— BEGIN —

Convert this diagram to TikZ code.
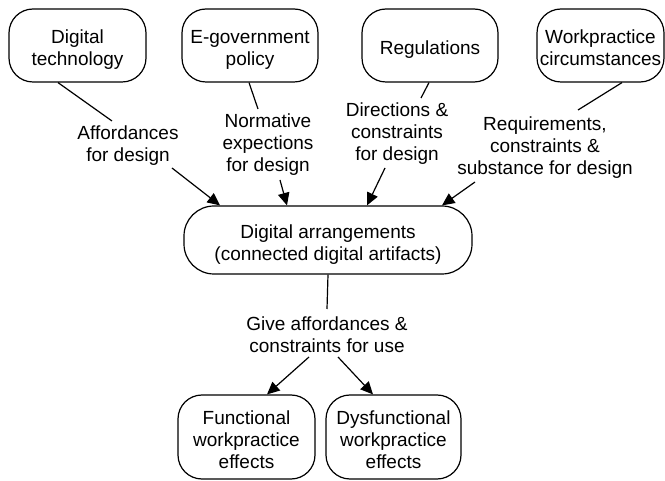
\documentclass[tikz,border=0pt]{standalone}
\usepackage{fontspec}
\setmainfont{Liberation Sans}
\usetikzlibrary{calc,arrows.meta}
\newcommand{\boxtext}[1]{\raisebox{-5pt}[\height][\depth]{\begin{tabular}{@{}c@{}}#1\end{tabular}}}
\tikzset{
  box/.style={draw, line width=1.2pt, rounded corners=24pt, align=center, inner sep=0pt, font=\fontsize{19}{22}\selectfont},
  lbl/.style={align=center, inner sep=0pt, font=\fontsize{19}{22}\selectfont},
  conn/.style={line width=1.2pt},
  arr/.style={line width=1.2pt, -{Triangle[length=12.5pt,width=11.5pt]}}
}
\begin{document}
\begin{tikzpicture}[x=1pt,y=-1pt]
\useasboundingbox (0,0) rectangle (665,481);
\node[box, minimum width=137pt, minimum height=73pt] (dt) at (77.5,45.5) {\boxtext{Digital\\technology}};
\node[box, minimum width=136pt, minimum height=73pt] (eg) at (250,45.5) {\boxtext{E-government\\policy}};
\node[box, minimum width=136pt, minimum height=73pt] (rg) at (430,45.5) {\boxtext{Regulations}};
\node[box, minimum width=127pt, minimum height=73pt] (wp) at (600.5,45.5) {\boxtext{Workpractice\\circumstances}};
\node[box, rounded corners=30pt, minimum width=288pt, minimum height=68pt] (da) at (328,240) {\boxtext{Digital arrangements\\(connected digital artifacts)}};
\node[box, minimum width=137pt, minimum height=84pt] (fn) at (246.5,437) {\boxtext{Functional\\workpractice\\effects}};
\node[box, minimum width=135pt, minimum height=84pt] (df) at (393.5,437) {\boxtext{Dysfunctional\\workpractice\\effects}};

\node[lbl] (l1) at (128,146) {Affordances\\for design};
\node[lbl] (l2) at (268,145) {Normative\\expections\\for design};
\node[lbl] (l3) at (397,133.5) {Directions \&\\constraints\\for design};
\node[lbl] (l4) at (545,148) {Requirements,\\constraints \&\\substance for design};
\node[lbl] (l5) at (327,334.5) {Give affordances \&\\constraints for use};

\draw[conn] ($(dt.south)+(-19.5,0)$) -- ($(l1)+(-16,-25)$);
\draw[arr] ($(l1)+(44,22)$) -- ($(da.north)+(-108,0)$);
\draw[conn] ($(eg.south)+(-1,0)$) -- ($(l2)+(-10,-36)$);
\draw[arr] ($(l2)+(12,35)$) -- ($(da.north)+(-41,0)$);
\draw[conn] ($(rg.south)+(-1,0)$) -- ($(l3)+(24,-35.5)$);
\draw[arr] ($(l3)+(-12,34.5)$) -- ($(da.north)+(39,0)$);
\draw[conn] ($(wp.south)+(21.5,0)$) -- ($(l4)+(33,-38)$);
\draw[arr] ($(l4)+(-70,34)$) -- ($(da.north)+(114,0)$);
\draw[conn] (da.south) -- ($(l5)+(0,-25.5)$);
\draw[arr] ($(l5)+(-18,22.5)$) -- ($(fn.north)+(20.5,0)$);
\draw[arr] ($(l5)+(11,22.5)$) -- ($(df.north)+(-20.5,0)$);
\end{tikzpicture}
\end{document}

— END —

GIVEN TASK
What is needed is an exact reproduction of the data, pictures excluded.

COMPLETED EXERCISE
Convert this diagram to TikZ code.
\documentclass[tikz,border=0pt]{standalone}
\usepackage{fontspec}
\setmainfont{Liberation Sans}
\usetikzlibrary{calc,arrows.meta}
\newcommand{\boxtext}[1]{\raisebox{-5pt}[\height][\depth]{\begin{tabular}{@{}c@{}}#1\end{tabular}}}
\tikzset{
  box/.style={draw, line width=1.2pt, rounded corners=24pt, align=center, inner sep=0pt, font=\fontsize{19}{22}\selectfont},
  lbl/.style={align=center, inner sep=0pt, font=\fontsize{19}{22}\selectfont},
  conn/.style={line width=1.2pt},
  arr/.style={line width=1.2pt, -{Triangle[length=12.5pt,width=11.5pt]}}
}
\begin{document}
\begin{tikzpicture}[x=1pt,y=-1pt]
\useasboundingbox (0,0) rectangle (665,481);
\node[box, minimum width=137pt, minimum height=73pt] (dt) at (77.5,45.5) {\boxtext{Digital\\technology}};
\node[box, minimum width=136pt, minimum height=73pt] (eg) at (250,45.5) {\boxtext{E-government\\policy}};
\node[box, minimum width=136pt, minimum height=73pt] (rg) at (430,45.5) {\boxtext{Regulations}};
\node[box, minimum width=127pt, minimum height=73pt] (wp) at (600.5,45.5) {\boxtext{Workpractice\\circumstances}};
\node[box, rounded corners=30pt, minimum width=288pt, minimum height=68pt] (da) at (328,240) {\boxtext{Digital arrangements\\(connected digital artifacts)}};
\node[box, minimum width=137pt, minimum height=84pt] (fn) at (246.5,437) {\boxtext{Functional\\workpractice\\effects}};
\node[box, minimum width=135pt, minimum height=84pt] (df) at (393.5,437) {\boxtext{Dysfunctional\\workpractice\\effects}};

\node[lbl] (l1) at (128,146) {Affordances\\for design};
\node[lbl] (l2) at (268,145) {Normative\\expections\\for design};
\node[lbl] (l3) at (397,133.5) {Directions \&\\constraints\\for design};
\node[lbl] (l4) at (545,148) {Requirements,\\constraints \&\\substance for design};
\node[lbl] (l5) at (327,334.5) {Give affordances \&\\constraints for use};

\draw[conn] ($(dt.south)+(-19.5,0)$) -- ($(l1)+(-16,-25)$);
\draw[arr] ($(l1)+(44,22)$) -- ($(da.north)+(-108,0)$);
\draw[conn] ($(eg.south)+(-1,0)$) -- ($(l2)+(-10,-36)$);
\draw[arr] ($(l2)+(12,35)$) -- ($(da.north)+(-41,0)$);
\draw[conn] ($(rg.south)+(-1,0)$) -- ($(l3)+(24,-35.5)$);
\draw[arr] ($(l3)+(-12,34.5)$) -- ($(da.north)+(39,0)$);
\draw[conn] ($(wp.south)+(21.5,0)$) -- ($(l4)+(33,-38)$);
\draw[arr] ($(l4)+(-70,34)$) -- ($(da.north)+(114,0)$);
\draw[conn] (da.south) -- ($(l5)+(0,-25.5)$);
\draw[arr] ($(l5)+(-18,22.5)$) -- ($(fn.north)+(20.5,0)$);
\draw[arr] ($(l5)+(11,22.5)$) -- ($(df.north)+(-20.5,0)$);
\end{tikzpicture}
\end{document}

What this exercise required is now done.